──────── Extracted entries

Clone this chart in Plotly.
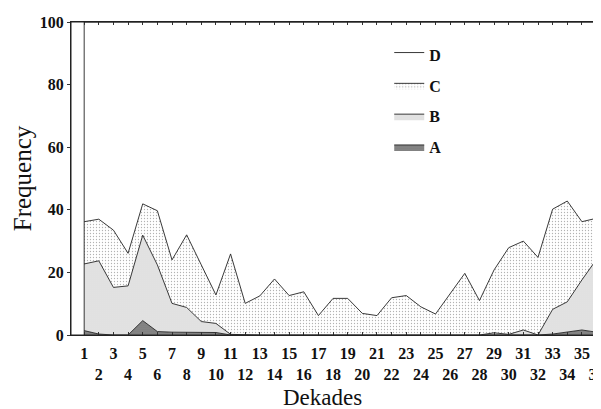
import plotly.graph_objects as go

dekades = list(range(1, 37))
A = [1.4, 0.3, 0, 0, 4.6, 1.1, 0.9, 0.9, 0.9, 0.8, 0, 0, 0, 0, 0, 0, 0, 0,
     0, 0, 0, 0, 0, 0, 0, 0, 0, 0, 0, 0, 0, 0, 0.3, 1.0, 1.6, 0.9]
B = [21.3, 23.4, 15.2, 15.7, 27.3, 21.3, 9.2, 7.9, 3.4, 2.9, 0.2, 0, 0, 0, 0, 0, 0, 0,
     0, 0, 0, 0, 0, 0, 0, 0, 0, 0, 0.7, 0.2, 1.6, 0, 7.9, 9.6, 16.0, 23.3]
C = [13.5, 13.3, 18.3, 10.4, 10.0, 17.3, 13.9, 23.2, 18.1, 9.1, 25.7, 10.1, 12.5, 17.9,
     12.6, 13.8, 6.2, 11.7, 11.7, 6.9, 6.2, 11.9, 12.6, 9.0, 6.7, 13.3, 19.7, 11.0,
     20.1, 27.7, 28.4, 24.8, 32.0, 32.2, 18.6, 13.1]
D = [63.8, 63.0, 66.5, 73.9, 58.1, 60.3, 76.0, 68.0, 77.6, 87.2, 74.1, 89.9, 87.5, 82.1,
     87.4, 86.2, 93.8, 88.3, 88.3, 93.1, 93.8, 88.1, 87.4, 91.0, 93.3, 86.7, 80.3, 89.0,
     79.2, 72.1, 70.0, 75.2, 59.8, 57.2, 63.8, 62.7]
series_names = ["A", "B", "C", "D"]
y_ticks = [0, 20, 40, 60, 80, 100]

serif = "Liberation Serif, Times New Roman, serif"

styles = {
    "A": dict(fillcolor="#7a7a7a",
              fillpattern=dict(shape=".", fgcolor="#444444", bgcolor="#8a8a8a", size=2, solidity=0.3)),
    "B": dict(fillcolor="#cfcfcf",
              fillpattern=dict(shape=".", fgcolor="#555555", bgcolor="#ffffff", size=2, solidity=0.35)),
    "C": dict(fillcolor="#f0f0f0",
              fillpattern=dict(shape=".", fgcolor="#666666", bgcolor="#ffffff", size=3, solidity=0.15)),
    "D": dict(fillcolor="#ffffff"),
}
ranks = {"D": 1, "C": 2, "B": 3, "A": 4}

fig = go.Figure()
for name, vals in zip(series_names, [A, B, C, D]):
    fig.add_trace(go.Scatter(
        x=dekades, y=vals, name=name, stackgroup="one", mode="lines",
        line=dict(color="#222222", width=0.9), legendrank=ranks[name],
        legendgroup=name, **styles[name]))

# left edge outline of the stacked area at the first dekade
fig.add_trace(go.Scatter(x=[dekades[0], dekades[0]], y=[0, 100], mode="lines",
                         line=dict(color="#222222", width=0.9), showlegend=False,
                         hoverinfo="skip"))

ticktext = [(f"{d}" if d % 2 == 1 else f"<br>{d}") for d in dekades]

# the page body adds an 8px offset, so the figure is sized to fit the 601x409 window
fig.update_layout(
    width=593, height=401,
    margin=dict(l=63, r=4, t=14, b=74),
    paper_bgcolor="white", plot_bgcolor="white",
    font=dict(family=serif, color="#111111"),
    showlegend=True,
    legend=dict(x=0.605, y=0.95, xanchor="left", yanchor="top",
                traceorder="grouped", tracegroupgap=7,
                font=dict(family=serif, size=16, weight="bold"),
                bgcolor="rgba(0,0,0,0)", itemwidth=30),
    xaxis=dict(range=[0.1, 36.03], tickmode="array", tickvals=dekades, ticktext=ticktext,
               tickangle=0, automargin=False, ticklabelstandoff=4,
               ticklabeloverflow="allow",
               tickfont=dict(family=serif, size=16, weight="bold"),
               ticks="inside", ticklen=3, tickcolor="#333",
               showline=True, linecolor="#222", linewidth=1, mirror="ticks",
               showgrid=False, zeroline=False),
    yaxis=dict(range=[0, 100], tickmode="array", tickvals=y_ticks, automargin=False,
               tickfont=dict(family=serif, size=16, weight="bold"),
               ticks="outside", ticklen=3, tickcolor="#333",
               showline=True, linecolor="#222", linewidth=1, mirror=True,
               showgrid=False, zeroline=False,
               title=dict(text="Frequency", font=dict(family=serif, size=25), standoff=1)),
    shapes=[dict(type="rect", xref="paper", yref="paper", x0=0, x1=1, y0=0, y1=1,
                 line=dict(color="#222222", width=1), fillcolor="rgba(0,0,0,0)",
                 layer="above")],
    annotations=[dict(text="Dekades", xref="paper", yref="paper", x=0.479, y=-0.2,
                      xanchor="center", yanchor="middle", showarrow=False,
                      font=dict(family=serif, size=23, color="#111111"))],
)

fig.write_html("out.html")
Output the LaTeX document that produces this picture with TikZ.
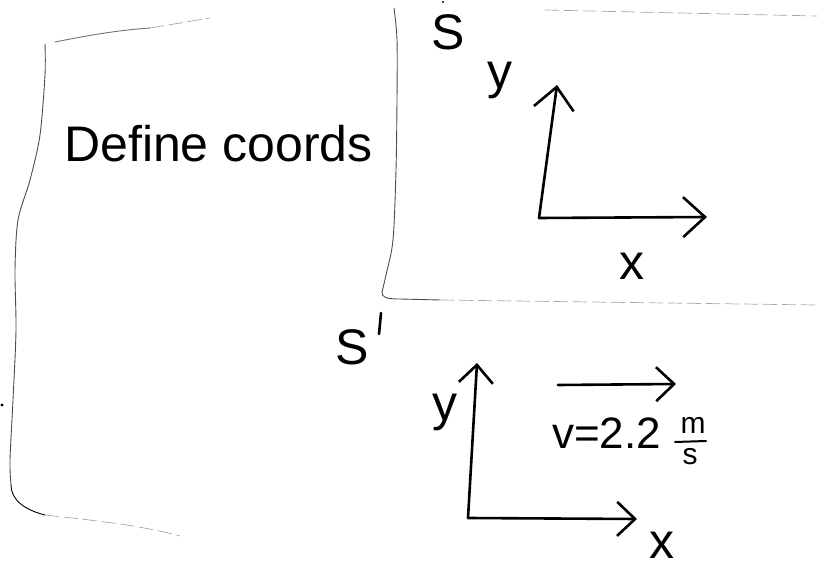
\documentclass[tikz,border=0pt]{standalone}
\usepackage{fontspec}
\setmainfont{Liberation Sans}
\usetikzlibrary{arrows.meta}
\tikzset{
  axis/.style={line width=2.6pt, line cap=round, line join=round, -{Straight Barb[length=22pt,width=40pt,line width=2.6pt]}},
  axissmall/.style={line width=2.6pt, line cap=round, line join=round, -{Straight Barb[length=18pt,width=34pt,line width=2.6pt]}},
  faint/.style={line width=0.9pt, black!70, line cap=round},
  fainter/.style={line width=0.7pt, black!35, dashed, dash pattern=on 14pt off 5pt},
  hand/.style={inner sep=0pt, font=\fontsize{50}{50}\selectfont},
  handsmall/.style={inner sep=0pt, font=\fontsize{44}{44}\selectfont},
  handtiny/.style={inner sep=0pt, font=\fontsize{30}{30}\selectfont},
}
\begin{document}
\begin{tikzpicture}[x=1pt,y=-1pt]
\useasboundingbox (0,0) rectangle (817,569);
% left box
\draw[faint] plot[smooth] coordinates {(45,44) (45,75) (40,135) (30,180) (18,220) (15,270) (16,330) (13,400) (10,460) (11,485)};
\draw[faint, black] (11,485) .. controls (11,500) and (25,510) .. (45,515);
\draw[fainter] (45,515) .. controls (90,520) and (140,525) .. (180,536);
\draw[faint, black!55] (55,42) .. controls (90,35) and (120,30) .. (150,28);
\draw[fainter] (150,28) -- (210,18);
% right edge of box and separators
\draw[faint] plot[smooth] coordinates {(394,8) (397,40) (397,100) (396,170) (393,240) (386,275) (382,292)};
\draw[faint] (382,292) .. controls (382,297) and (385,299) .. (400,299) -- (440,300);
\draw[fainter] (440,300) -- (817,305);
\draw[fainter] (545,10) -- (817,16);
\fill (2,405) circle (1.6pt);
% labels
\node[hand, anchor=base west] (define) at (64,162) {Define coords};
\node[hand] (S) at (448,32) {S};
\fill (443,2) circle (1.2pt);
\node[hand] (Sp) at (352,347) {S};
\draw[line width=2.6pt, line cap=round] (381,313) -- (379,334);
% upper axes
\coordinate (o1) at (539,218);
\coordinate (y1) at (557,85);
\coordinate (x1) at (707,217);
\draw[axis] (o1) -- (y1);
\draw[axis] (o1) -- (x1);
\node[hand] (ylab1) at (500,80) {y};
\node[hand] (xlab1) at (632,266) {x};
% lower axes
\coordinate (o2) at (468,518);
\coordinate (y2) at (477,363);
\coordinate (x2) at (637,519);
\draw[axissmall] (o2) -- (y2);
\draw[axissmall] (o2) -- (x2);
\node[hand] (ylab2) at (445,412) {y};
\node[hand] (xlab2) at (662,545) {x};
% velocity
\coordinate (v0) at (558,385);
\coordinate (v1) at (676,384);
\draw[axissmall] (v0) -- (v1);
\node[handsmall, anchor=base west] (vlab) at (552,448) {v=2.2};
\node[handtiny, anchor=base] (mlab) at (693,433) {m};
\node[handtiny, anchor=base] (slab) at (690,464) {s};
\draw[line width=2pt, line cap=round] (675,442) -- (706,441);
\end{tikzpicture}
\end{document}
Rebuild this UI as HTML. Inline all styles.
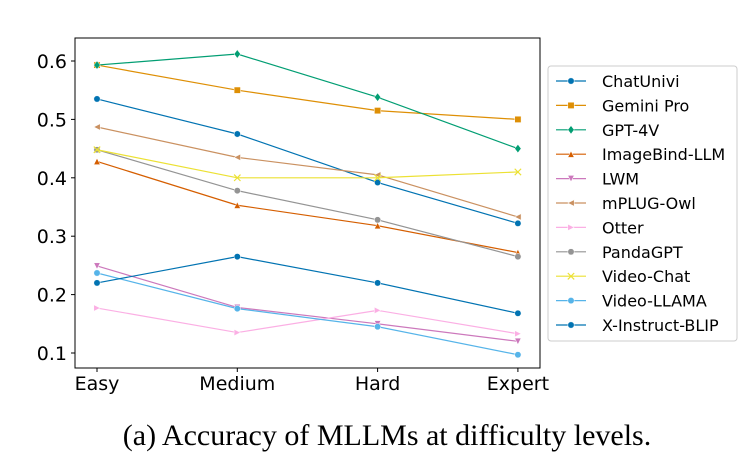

────────────────

> _Exercise objective_:
Using the data above, copy each line that contains "styles".

> _Result below_:
styles = {
        legendgroup=name, **styles[name]))
Rebuild this UI as HTML. Inline all styles.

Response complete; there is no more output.